To veer wildly off-topic, my mother-in-law has a thermostat which I am
pretty sure doesn't work. She regulates the house temperature (no TRVs
anywhere) by twiddling the flow temp. knob on the front of the boiler
:-)
Hwyl!
M.
|
| IMM replied to Pete Cross on 13 May 2004 |
That is why you put it in the coldest room in the house that requires a
cooler temperature. The hall.
|
| Christian McArdle replied to Pete Cross on 13 May 2004 |
Yes. Either put it in the coldest room so the rest of the house is already
up to temperature before it closes off, or put it in the room you are likely
to be using (i.e. lounge) so you don't care that the rest may not be as
accurately controlled.
Much better still, use subzoning and have different programmable thermostats
for each zone. I have zones for upstairs (bedrooms), downstairs
(receptions), kitchen and (soon) conservatory. This way each can have a
different temperature profile over time to reflect usage patterns and each
follow more accurately the desired temperature. The thermostats are placed
in the most used (or only) room in each zone.
Christian.
|
| Christian McArdle replied to Christian McArdle on 14 May 2004 |
Ideal then. The subzoning would mean that there is no call for heat and the
upstairs radiators don't get hot, saving you money.

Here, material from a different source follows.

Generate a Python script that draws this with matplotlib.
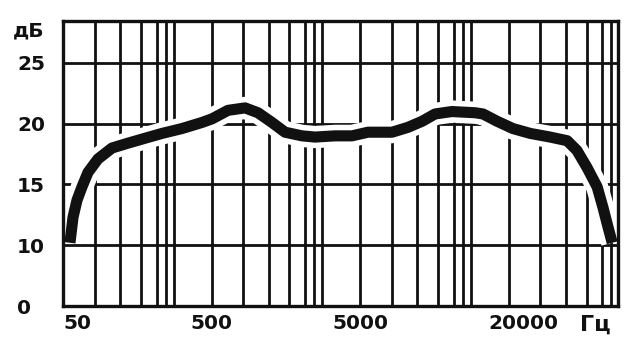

For me, it was just the cost of the thermostats and zone valves. Around 60
pounds per additional zone. There was no appreciable need for extra
pipework, certainly nothing in comparison to the extra length needed to
relocate the boiler to the loft.
The conservatory should always be on a separate zone, if at all possible.
This would save a fortune if you use the room infrequently (i.e. as a dining
room). I wanted a separate zone for the kitchen as has very different
construction to the reception rooms (much more external wall and window) and
runs a fan convector, which wouldn't share a zone particularly well with
radiators.
Christian.
|
| Christian McArdle replied to Christian McArdle on 17 May 2004 |
That sounds like a comparison between an electronic (non-programmable) type
which is set to target temperature all the time to a manual type used as a
switch. How would it compare to a programmable one, which is also off for
long periods (i.e. overnight)?
Christian.
|
| Christian McArdle replied to Christian McArdle on 18 May 2004 |
That's hardly the fault of the thermostat. Set it to 5C and tell them to
stop whinging!
Apart from the manually operated aspect, this is probably an efficient
method of modulation, as conventional boilers have greater thermodynamic
efficiency at low temperatures. However, you must be careful if there is any
sign of condensing operation if the knob is set too low. She should ensure
that no visible steam or water comes from the flue.
Christian.
|
| martin.shaw11 replied to Christian McArdle on 19 May 2004 |
Good point. I think the comparison is still interesting though.
There was still a problem, because the poor response of the mechanical
thermostat meant that the system was switched off by the consumer until
they got cold and then they switched it back on only when they could be
bothered ie when it got really cold.
On the other hand the 'electronic' consumer tended to have their
house on the warm side because they comfortably could.
I can't remember where I saw the article (it was on a website) but the
article was pretty convincing.
|
| IMM replied to N. Thornton on 13 May 2004 |
news:<SSMw0mBACToAFwJ6@phemings.demon.co.uk>...
The CM67, and others, has an optimiser. You punch in your occupancy time
and it delays the boilers firing until it needs too, keeping it off until
the last minute if need be. They also have inbuilt boiler anti-cycling.
Some boiler have this inside, but a belt and braces would do no harm.